Voici Josette. Elle estime avoir été mal aimée dans sa famille : on lui a, dit-elle, préféré ses frères qu’on a comblés d’affection. Aussi garde-t-elle à l’endroit de ses parents une rancœur que les années n’ont pas résorbée. Cette animosité est toujours là, « sur l’étagère », avec beaucoup d’autres choses. Pourquoi la jeune fille ne viderait-elle pas le débarras en confessant de tels sentiments ?

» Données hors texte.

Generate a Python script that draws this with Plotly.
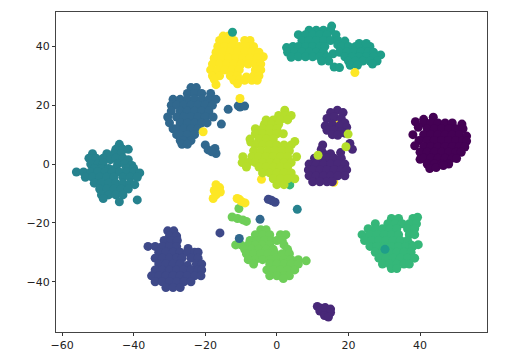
import plotly.graph_objects as go

# t-SNE embedding, one list of (x, y) per digit class
c0 = [(41,15.2),(43.7,15.9),(38.7,14.4),(41,14),(43,14),(45,14),(47,14),(49,14),(51.7,13.6),
      (39.5,12.5),(42,12),(44,12),(46,12),(48,12),(50,12),(52,12),
      (38,10),(41,10),(43,10),(45,10),(47,10),(49,10),(51,10),(53,9.5),
      (39.7,8),(42,8),(44,8),(46,8),(48,8),(50,8),(52,8),(53,7.8),
      (38.5,6.2),(41,6),(43,6),(45,6),(47,6),(49,6),(51,6),(52.5,5.8),
      (40,4),(42,4),(44,4),(46,4),(48,4),(50,4),(51.5,4),
      (40,1.6),(41,2),(43,2),(45,2),(47,2),(49,2),(50.2,1.9),
      (42,0),(44,0),(46,0),(48,0),(42.7,-1.5),(44.5,-1.2),(46.5,-0.5)]
c1 = [(16.9,18.3),(15,17.5),(18.5,17.5),(14,15.5),(16,16),(18,15.5),(19,14),(13.5,13),
      (15.5,13.5),(17.5,13),(19.5,12.5),(14,11.5),(16,11.5),(18,11),(15.5,10),(17,9.8),(19,10.5),
      (12.8,6.5),(12.4,5),(20.4,7),(21.1,5),(17.8,3.9),
      (13,3.5),(15,3.5),(10.5,2),(12,2),(14,2),(16,2),(18,2),
      (9,0),(11,0),(13,0),(15,0),(17,0),(19,0),
      (8.8,-2),(10,-2),(12,-2),(14,-2),(16,-2),(18,-2),(19.5,-2),
      (9,-4),(11,-4),(13,-4),(15,-4),(17,-4),(19,-4),
      (10,-6),(12,-6),(14,-6),(15.5,-6),
      (11.3,-48.4),(12.5,-49),(13.5,-48.8),(15,-49.3),(12,-50),(13.5,-50.5),(15,-50.5),(13.3,-51.5),(14.4,-52)]
c2 = [(-30.5,-22.7),(-28.8,-22.7),(-30,-24.5),(-28,-24.5),(-31.5,-26),(-29.5,-26),(-27.8,-26),
      (-36,-28),(-34,-28),(-32,-28),(-30,-28),(-28,-28),(-24.8,-28.7),
      (-33,-30),(-31,-30),(-29,-30),(-27,-30),(-25,-30),(-23,-30),(-22,-30),
      (-34,-32),(-32,-32),(-30,-32),(-28,-32),(-26.5,-32),(-24,-32),(-22,-32),
      (-33,-34),(-31,-34),(-29,-34),(-27,-34),(-25,-34.5),(-22.5,-34),(-21,-34),
      (-34,-36),(-32,-36),(-30,-36),(-28,-36),(-26,-36),(-24,-36),(-22,-36),(-21,-36),
      (-35,-38),(-33,-38),(-31,-38),(-29,-38),(-27,-38),(-25,-38),(-23,-38),(-21.2,-38),
      (-34,-40),(-32,-40),(-30,-40),(-28,-40),(-26,-40),(-24,-40),
      (-31,-42),(-29,-42),(-27,-42),
      (-15.9,-23.4),(-2.4,-12),(-1.8,-12.2),(-1.3,-12.5),(-0.5,-13)]
c3 = [(-24,26),(-22.5,26),(-25,24),(-23,24),(-21,24),(-18.5,24),
      (-29,22),(-27,22),(-25,22),(-23,22),(-21,22),(-19,22),(-17,22),
      (-29.5,20),(-28,20),(-26,20),(-24,20),(-22,20),(-20,20),(-18,20),
      (-29.5,18),(-27,18),(-25,18),(-23,18),(-21,18),(-19,18),
      (-30.5,16),(-28,16),(-26,16),(-24,16),(-22,16),(-20,16),(-17.8,16),
      (-30,14),(-27,14),(-25,14),(-23,14),(-21,14),(-19.5,14),
      (-29,12),(-28,12),(-26,12),(-24,12),(-22,12),
      (-28,10),(-27,10),(-25,10),(-23,10),(-27,8),(-26,8),(-24,8),(-26.5,6.7),(-25,6.7),
      (-15.5,13.6),(-13.6,18.6),(-10.8,19.8),(-10.3,19.4),(-9,19.7),
      (-20,6.5),(-19.2,4.8),(-17.3,5.3),(-17,3.6),(-18.2,4.2),
      (-4.7,-18.8)]
c4 = [(-44,6.7),(-45,5),(-43,5),(-41.5,5),(-51.5,3.5),(-47.5,3.5),(-45.5,3.5),(-43.5,3.5),
      (-52.5,2),(-50.5,2),(-48.5,2),(-46.5,1.5),(-45,2),(-43,2),(-41.5,1.5),(-52,0),(-50,0),(-48.5,0.5),(-44.5,0),(-42.5,0),(-40.5,-0.5),
      (-51,-1.5),(-49,-1.5),(-47,-1.5),(-45,-1.5),(-42,-1.5),(-40,-1.5),
      (-56,-2.7),(-54,-2.7),(-52,-2.7),(-50,-2.7),(-48,-2.7),(-46,-2.7),(-44,-2.7),(-42,-2.7),(-40,-2.7),(-38.3,-3),
      (-53.5,-4.5),(-51.5,-4.5),(-49.5,-4.5),(-47.5,-4.5),(-45.5,-4.5),(-43,-4.5),(-41,-4.5),(-39,-4.5),
      (-51,-6.5),(-49,-6.5),(-47,-6.5),(-45,-6.5),(-43,-6.5),(-41,-6.5),(-39.7,-7),
      (-49.5,-8.5),(-47.5,-8.5),(-45.5,-8.5),(-43.5,-8.5),(-41.5,-8.5),
      (-49,-10.5),(-47,-10.5),(-45,-10.5),(-43,-10.5),(-48.5,-11.7),(-44,-12.8),(-39,-12.2),
      (5.7,-15.4)]
c5 = [(15.3,46.9),(9,45.5),(11,45.5),(13,45.5),(15,45.5),(6,44),(8,44),(10,44),(12,44),(14,44),(16.5,44),
      (7,42),(9,42),(11,42),(13,42),(15,42),(17,42),(19,41.8),
      (2.7,39.6),(4.5,40),(6,40),(8,40),(10,40),(12,40),(13.4,40),(17,40.5),(18,40),(20,40),(22,40),(24,40),(26,40),(23,41),(25,41),
      (3,38),(5,38),(7,38),(9,38),(11,38),(13,38),(15.7,37.5),(17.5,38),(19.5,38),(21.5,38),(23.5,38),(25.5,38),(27,38),(29,37.1),
      (4,36.3),(6,36.5),(8,36.5),(10,36.5),(12,36.5),(14,36.5),(19,36.5),(21,36.5),(23,36.5),(25,36.5),(27,36.5),
      (12.5,35),(14.5,35),(20,35),(22,35),(24,35),(26,35),(28,35),
      (20.5,33.6),(22.5,33.6),(26.7,34),(16,33),(17.5,32.8),
      (-16.4,30.6)]
c6 = [(32,-18.5),(34,-18.5),(38,-18.5),(39.3,-18.1),(27.5,-20.3),(31,-20.3),(33,-20.3),(35,-20.3),(37,-20.3),(39,-20.3),
      (25.5,-22),(27.5,-22),(29.5,-22),(31.5,-22),(33.5,-22),(36.5,-22),(38.5,-22),
      (23.8,-24),(26,-24),(28,-24),(30,-24),(32,-24),(34,-24),(37,-24),(38.5,-24),
      (24.5,-26),(26.5,-26),(28.5,-26),(30.5,-26),(32.5,-26),(34.5,-26),(36.5,-26),(39.5,-27.4),(37.5,-27.5),
      (26,-28),(28,-28),(30,-28),(32,-28),(34,-28),(36,-28),(38,-28),
      (27.5,-30),(29.5,-30),(31.5,-30),(33.5,-30),(35.5,-30),(37.5,-30),
      (28.5,-32),(30.5,-32),(32.5,-32),(34.5,-32),(36.5,-32),(38.5,-32),
      (29.5,-34),(31.5,-34),(33.5,-34),(35.5,-34),(37,-34),(32,-35.5),(33.5,-35.5),
      (3.6,-7.1)]
c7 = [(-4.5,-22.3),(-3,-22.3),(-6,-24),(-4,-24),(-2,-24),(1,-24),(2.5,-24),
      (-7.5,-26),(-5.5,-26),(-3.5,-26),(-1.5,-26),(0,-26),(1.5,-26),
      (-11.5,-27.5),(-10,-27.5),(-8,-27.5),(-6,-27.5),(-4,-27.5),(-2,-27.5),(2,-27.5),
      (-9,-29),(-7,-29),(-5,-29),(-3,-29),(-1,-29),(3,-29),
      (-8.5,-30.5),(-6.5,-30.5),(-4.5,-30.5),(-2.5,-30.5),(-0.5,-30.5),(1.5,-30.5),(3.5,-30.5),
      (-8,-32.5),(-6,-32.5),(-4,-32.5),(-2,-32.5),(0,-32.5),(2,-32.5),(4,-32.5),(6,-32.5),(8.2,-32.9),
      (-6.5,-34),(-2,-34),(0,-34),(2,-34),(4,-34),(6,-34),(-2.8,-36),(-1,-36),(1,-36),(3,-36),(5,-36),
      (-2,-38),(0,-38),(2,-38),(3.5,-38),(1.8,-38.9),
      (-12.5,-18),(-11,-18.5),(-9.5,-19),(-8.5,-19.5),(-10.6,-15.1)]
c8 = [(2.2,18.3),(0.5,16.5),(2.5,16.5),(4,16.5),(-3,15),(-1,15),(1,15),(3,15),(-3.5,13.5),(-1.5,13.5),(0.5,13.5),
      (-6,12),(-4,12),(-2,12),(0,12),(-6,10.3),(-4,10.3),(-2,10.3),(0,10.3),(1.8,10.3),
      (-7.5,8.5),(-5,8.5),(-3,8.5),(-1,8.5),(-7.3,7.5),(5,7.7),
      (-6,6.5),(-4,6.5),(-2,6.5),(0,6.5),(2,6.5),(4,6.5),
      (-6.5,4.5),(-4.5,4.5),(-2.5,4.5),(-0.5,4.5),(1.5,4.5),(3.5,4.5),
      (-9.5,2.5),(-7,2.5),(-5,2.5),(-3,2.5),(-1,2.5),(1,2.5),(3,2.5),(5.5,2.5),
      (-9.7,0.5),(-8,0.5),(-6,0.5),(-4,0.5),(-2,0.5),(0,0.5),(2,0.5),(4,0.5),
      (-8.5,-1),(-5,-1),(-3,-1),(-1,-1),(1,-1),(3,-1),
      (-4,-3),(-2,-3),(0,-3),(2,-3),(4,-3),(-1,-5),(1,-5),(3,-5),(5,-5),(0,-7),(2,-7),
      (19.9,10.2),(19.3,5.9),(11.5,3)]
c9 = [(-15,43.5),(-13.5,43.5),(-16,42),(-14,42),(-12,42),(-9,42),(-7.5,42),
      (-16.5,40),(-14.5,40),(-12.5,40),(-10.5,40),(-8.5,40),(-6.5,40),
      (-17,38),(-15,38),(-13,38),(-11,38),(-9,38),(-7,38),(-5,38),(-3.8,36.5),
      (-17.5,36),(-15.5,36),(-13.5,36),(-11.5,36),(-9.5,36),(-7.5,36),(-5.5,36),
      (-18,34),(-16,34),(-14,34),(-12,34),(-10,34),(-8,34),(-6,34),(-4.5,34),
      (-18.5,32),(-16.5,32),(-14.5,32),(-12.5,32),(-10.5,32),(-6,32),(-4.5,32),
      (-18,30),(-16,30),(-13,30),(-11,30),(-8.5,29.6),(-6.5,30),(-5,30),
      (-17.5,28.8),(-12,28.5),(-10.5,28.5),(-9,28.5),(-7,28.5),(-5.5,28.5),(-17,27),(-11,27.3),
      (-10.3,22.3),(-20.6,11),(21.8,31.1),
      (-17,-7),(-16,-8),(-17.5,-9),(-15.8,-9.5),(-17,-10.5),(-17.8,-11.7),
      (-11.1,-11.7),(-10.5,-12),(-9.9,-12.7),(-8.9,-13.2)]
# points mostly hidden under other classes: (class, x, y), drawn first
hidden = [(9,16.2,14.7),(9,-4.3,-5.2),(9,15.9,-6.2)]
# points that sit on top of another class in the picture: (class, x, y), drawn last
strays = [(5,-12.4,44.8),(5,30.2,-29),(3,-10.5,-25.3)]

classes = [c0, c1, c2, c3, c4, c5, c6, c7, c8, c9]
x_ticks = [-60, -40, -20, 0, 20, 40]
y_ticks = [-40, -20, 0, 20, 40]

x, y, labels = [], [], []
for label, px_, py_ in hidden:
    x.append(px_)
    y.append(py_)
    labels.append(label)
for label, pts in enumerate(classes):
    for px_, py_ in pts:
        x.append(px_)
        y.append(py_)
        labels.append(label)
for label, px_, py_ in strays:
    x.append(px_)
    y.append(py_)
    labels.append(label)

fig = go.Figure(go.Scatter(
    x=x, y=y, mode="markers",
    marker=dict(size=9, color=labels, colorscale="Viridis", cmin=0, cmax=9, line_width=0),
))

axis = dict(showgrid=False, zeroline=False, showline=True, mirror=True, linecolor="#444444",
            linewidth=1, ticks="outside", ticklen=3, tickwidth=1, tickcolor="#333333")
fig.update_xaxes(range=[-61.7, 58.7], tickvals=x_ticks, **axis)
fig.update_yaxes(range=[-57.1, 51.7], tickvals=y_ticks, **axis)

# the page body has an 8px margin, so the figure is 8px smaller than the window
fig.update_layout(
    width=505, height=353,
    margin=dict(l=48, r=26, t=4, b=29),
    paper_bgcolor="white", plot_bgcolor="white",
    font=dict(family="DejaVu Sans", size=11, color="#222222"),
    showlegend=False,
)

fig.write_html("out.html")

En vérité, il y a beaucoup de choses que nous refoulons dans la pièce « fourre-tout » comme un chien bruyant qu’on cherche à faire taire en l’enfermant dans la cave. Il ne fait qu’aboyer de plus belle. On tente d’oublier tel mensonge, tel acte répréhensible du passé, telle faute de jeunesse, telle pratique « solitaire », telle injustice qui nous humilie et nous culpabilise. Impossible. Des « bulles » remontent droit du subconscient. Oublier exige un effort non négligeable car l’inconscient même est loin d’être passif. Enfoncer un bouchon dans l’eau demande peu d’énergie. Et cependant, s’il fallait le maintenir immergé, nous ressentirions à la longue une réelle fatigue. Preuve qu’il y a lutte et usure. Il en est de même des souvenirs pénibles, des erreurs et des fautes du passé qu’il faut refouler sans cesse parce qu’ils veulent refaire surface. Logés dans le subconscient, ils finissent par produire un sentiment de culpabilité, une atmosphère de grisaille qui influence notre caractère. D’où l’urgente nécessité de liquider ce passé devant Celui qui l’efface.
J’eus un jour l’occasion de converser avec un jeune homme de vingt-deux ans qui, après avoir commis plusieurs forfaits, fut appréhendé mais réussit cependant à fausser compagnie à la police. Je l’encourageai à s’abandonner à Jésus qui pardonne au pécheur et à se livrer aux autorités que ses aveux rendraient plus indulgentes.
Le jeune homme m’apparaissait décontracté, me parlant avec calme de ses exploits et des dangers qu’il courait. Soudain, la sonnette retentit à la porte d’entrée. Ce garçon d’apparence flegmatique fit un bond à trouer le plafond. En réalité, son être tout entier, apparemment calme comme l’eau d’une mare, était tendu et inquiet, sur le qui-vive perpétuel. Il avait beau vouloir oublier, il ne le pouvait.
Il y a des échecs qui nous marquent, des calomnies, des déceptions, des liens secrets, des injustices, des chocs, bref, tout un fatras de choses refoulées dans le subconscient mais non réglées, qui empoisonnent notre atmosphère, nous culpabilisent et finissent par nous abattre. Cette boue qui doit sortir influence notre comportement et nos réactions. Alors comment nettoyer le grenier ou le débarras de nos vies ?
Si les chrétiens marchaient ensemble dans la lumière, transparents les uns à l’égard des autres, il y aurait des « greniers vidés » et plus de gens libres et épanouis. Bien des drames seraient prévenus et la louange occuperait plus de place dans la communauté et les foyers.
Bien entendu, lorsqu’une faute nous est révélée, il ne s’agit pas de l’oublier mais plutôt de confesser immédiatement ce qui encombre « nos étagères ». Détournons-nous résolument de tout ce que Dieu réprouve et acceptons son pardon, sachant « qu’il efface nos transgressions comme un nuage ». Et puisqu’il a promis de « ne plus s’en souvenir » (Hébreux 8.12), n’y revenons plus.